Tally the lines containing "code" and report the number alone.

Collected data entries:
>> start
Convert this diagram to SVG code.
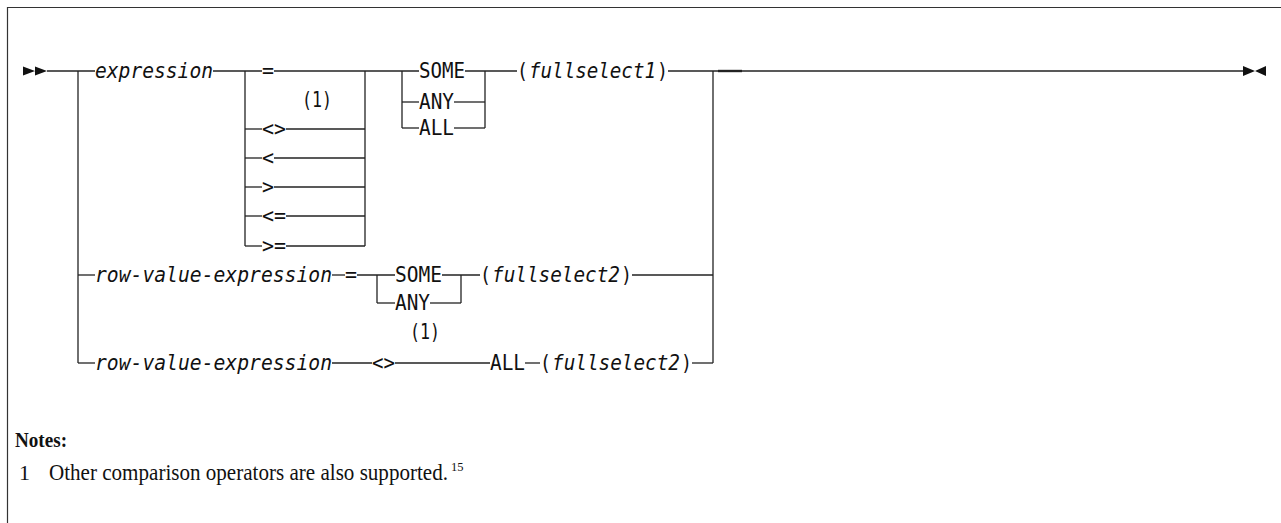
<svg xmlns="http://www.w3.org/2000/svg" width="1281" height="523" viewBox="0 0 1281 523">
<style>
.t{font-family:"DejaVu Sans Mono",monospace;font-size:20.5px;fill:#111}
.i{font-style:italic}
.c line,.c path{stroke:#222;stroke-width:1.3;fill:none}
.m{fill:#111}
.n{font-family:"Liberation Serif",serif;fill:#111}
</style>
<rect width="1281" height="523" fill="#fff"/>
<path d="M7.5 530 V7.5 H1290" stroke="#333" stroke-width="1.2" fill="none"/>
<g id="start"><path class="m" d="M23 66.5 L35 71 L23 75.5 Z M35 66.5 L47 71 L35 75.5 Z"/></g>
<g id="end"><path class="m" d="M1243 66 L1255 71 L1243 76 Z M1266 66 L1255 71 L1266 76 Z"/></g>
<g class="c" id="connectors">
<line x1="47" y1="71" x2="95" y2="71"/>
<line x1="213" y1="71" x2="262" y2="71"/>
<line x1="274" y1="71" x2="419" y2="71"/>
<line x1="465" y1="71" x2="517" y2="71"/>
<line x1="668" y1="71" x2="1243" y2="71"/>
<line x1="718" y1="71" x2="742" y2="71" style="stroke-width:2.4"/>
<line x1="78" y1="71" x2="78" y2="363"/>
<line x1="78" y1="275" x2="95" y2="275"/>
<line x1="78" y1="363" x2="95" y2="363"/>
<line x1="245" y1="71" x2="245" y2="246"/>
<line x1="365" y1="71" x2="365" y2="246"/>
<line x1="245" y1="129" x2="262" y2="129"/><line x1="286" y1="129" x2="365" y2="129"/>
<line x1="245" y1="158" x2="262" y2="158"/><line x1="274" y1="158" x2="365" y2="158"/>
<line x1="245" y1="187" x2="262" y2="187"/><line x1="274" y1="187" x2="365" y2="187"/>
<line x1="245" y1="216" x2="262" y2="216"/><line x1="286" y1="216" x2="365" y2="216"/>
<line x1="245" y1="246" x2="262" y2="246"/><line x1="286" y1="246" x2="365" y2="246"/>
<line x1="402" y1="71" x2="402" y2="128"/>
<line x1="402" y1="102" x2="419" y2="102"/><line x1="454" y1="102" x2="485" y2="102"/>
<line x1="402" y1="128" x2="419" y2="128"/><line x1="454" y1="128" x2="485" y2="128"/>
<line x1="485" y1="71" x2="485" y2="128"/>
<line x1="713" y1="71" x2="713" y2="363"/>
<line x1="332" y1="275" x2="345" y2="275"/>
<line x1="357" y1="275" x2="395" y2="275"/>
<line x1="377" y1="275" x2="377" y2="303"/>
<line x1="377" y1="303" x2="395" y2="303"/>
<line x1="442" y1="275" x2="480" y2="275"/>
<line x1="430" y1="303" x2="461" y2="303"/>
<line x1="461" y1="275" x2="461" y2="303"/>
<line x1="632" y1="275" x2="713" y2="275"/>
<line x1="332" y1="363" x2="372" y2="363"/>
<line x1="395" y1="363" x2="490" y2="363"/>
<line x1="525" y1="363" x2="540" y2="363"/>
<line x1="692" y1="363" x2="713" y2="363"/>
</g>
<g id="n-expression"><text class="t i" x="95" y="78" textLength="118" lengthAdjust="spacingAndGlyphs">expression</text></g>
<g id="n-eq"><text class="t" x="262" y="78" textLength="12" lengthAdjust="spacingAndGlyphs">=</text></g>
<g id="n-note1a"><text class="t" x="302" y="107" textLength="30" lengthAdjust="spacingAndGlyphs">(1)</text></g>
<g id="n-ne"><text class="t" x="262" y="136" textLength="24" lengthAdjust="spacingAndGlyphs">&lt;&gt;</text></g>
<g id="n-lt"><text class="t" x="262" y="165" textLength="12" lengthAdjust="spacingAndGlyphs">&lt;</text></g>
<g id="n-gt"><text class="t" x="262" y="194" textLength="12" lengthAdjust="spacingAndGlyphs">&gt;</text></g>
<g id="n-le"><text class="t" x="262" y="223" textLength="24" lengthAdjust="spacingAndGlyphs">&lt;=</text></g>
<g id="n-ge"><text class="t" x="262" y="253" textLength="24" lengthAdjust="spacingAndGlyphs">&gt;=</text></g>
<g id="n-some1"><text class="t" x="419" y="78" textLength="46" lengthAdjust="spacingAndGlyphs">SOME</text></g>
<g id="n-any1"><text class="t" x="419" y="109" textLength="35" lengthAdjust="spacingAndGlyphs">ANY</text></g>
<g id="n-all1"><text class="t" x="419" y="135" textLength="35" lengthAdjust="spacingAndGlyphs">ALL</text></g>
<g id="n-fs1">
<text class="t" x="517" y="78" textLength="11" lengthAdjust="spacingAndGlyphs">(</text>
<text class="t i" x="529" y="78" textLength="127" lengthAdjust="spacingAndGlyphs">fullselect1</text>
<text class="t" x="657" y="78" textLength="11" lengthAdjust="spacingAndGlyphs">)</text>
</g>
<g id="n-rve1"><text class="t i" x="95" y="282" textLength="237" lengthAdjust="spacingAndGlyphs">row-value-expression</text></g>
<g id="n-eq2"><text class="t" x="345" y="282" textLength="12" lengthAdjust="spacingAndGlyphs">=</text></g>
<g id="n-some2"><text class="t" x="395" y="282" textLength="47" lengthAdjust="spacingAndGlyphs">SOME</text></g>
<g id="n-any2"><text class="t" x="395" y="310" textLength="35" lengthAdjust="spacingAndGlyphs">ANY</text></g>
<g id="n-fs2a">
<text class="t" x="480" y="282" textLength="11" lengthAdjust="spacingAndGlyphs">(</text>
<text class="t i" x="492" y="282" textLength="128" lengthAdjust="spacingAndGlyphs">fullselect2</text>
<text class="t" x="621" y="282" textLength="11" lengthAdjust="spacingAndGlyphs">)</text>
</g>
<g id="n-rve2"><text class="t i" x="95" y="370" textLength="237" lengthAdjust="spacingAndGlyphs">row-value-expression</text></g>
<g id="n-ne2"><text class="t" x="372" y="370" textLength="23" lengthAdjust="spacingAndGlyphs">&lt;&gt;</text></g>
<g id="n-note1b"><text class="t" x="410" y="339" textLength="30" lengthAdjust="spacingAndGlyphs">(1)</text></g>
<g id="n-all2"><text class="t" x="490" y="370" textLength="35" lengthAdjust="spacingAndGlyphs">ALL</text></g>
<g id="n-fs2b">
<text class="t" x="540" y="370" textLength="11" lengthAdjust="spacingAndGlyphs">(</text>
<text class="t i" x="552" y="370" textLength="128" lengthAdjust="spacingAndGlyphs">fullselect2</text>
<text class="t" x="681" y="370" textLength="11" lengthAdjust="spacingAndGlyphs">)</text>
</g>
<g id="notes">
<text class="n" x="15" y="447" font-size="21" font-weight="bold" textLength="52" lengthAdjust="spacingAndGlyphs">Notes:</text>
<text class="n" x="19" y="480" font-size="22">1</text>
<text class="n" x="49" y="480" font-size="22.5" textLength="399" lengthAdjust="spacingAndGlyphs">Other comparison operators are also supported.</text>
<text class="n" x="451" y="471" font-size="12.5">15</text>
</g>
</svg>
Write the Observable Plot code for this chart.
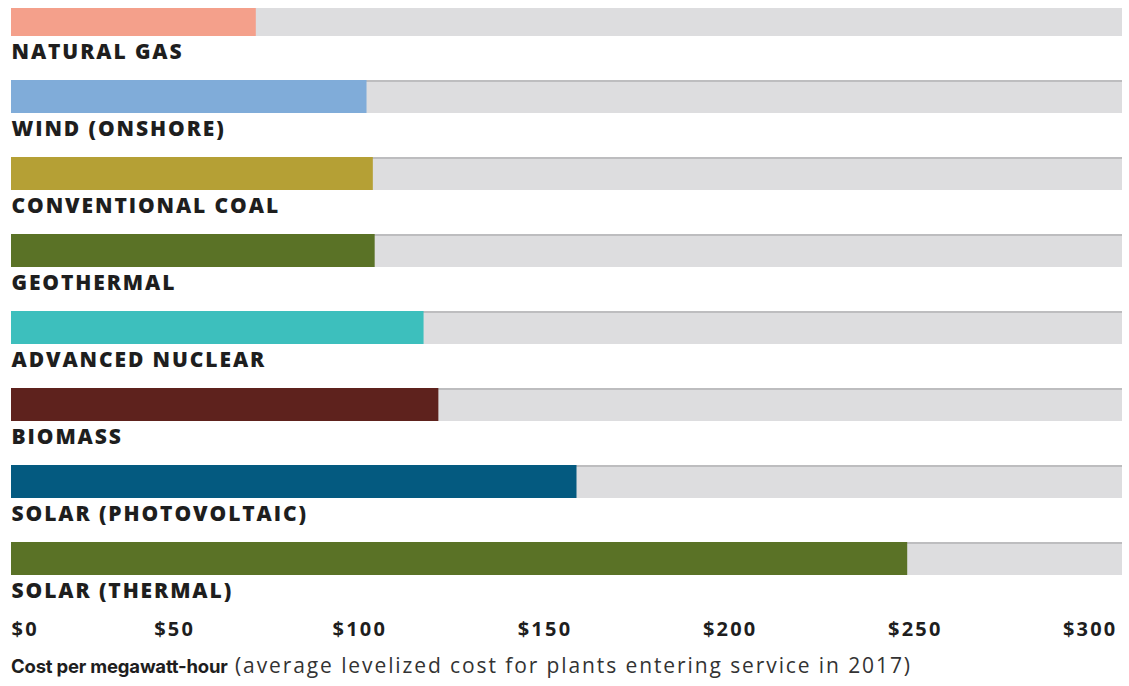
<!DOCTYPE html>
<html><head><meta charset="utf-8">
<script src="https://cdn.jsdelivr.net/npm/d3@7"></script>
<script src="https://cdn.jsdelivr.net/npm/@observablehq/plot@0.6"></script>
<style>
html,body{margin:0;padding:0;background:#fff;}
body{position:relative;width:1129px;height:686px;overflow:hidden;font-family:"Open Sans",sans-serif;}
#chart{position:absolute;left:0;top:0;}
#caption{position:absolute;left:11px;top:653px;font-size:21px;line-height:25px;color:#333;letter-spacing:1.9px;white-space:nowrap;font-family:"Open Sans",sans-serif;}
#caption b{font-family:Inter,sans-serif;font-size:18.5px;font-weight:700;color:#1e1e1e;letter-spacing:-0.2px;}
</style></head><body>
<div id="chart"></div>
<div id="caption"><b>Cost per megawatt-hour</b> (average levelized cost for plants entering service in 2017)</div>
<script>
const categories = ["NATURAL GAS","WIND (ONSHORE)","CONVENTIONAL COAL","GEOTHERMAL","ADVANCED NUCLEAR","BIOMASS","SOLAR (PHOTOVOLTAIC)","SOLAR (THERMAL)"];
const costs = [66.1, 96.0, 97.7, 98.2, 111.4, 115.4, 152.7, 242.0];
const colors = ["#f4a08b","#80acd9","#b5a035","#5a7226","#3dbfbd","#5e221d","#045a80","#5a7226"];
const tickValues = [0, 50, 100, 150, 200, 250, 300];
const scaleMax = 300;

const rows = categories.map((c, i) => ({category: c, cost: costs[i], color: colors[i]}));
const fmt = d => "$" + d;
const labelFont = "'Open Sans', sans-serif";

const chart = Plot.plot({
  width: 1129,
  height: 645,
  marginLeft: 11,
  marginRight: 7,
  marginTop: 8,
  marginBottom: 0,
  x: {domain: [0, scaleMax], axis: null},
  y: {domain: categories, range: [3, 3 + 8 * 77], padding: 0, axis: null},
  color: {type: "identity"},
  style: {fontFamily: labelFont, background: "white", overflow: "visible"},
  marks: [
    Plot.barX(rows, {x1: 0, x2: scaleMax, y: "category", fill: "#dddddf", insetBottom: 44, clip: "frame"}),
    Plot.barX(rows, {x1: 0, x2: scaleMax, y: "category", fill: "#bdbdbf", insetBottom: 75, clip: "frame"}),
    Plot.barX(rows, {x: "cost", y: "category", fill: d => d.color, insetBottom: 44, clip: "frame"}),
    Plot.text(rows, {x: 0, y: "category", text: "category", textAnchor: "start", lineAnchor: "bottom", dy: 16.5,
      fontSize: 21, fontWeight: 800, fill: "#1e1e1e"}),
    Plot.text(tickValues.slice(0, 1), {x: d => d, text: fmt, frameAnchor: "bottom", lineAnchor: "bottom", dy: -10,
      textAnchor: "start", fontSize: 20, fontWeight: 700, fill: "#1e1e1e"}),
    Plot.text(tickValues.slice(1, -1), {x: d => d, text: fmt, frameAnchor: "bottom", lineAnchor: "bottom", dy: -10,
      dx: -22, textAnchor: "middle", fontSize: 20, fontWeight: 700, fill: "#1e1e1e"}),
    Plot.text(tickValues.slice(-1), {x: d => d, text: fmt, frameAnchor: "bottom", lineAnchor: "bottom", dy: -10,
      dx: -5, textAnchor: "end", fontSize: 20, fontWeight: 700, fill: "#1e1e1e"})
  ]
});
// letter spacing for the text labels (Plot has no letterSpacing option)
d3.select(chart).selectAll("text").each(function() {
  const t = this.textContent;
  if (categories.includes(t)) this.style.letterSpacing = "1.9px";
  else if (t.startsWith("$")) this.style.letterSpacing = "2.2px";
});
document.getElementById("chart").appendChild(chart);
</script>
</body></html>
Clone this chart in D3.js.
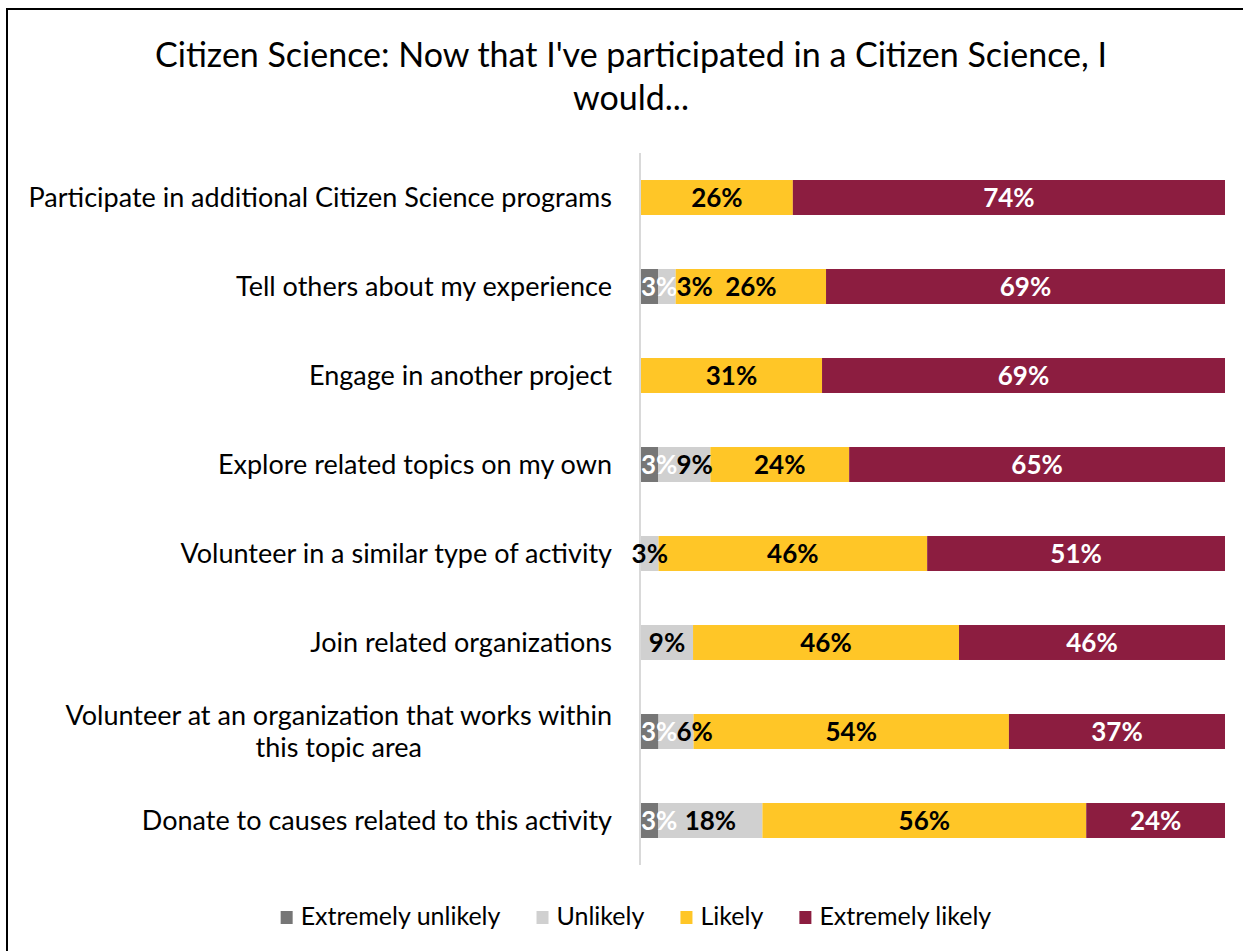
>> end
RESULT OF THE TASK: 2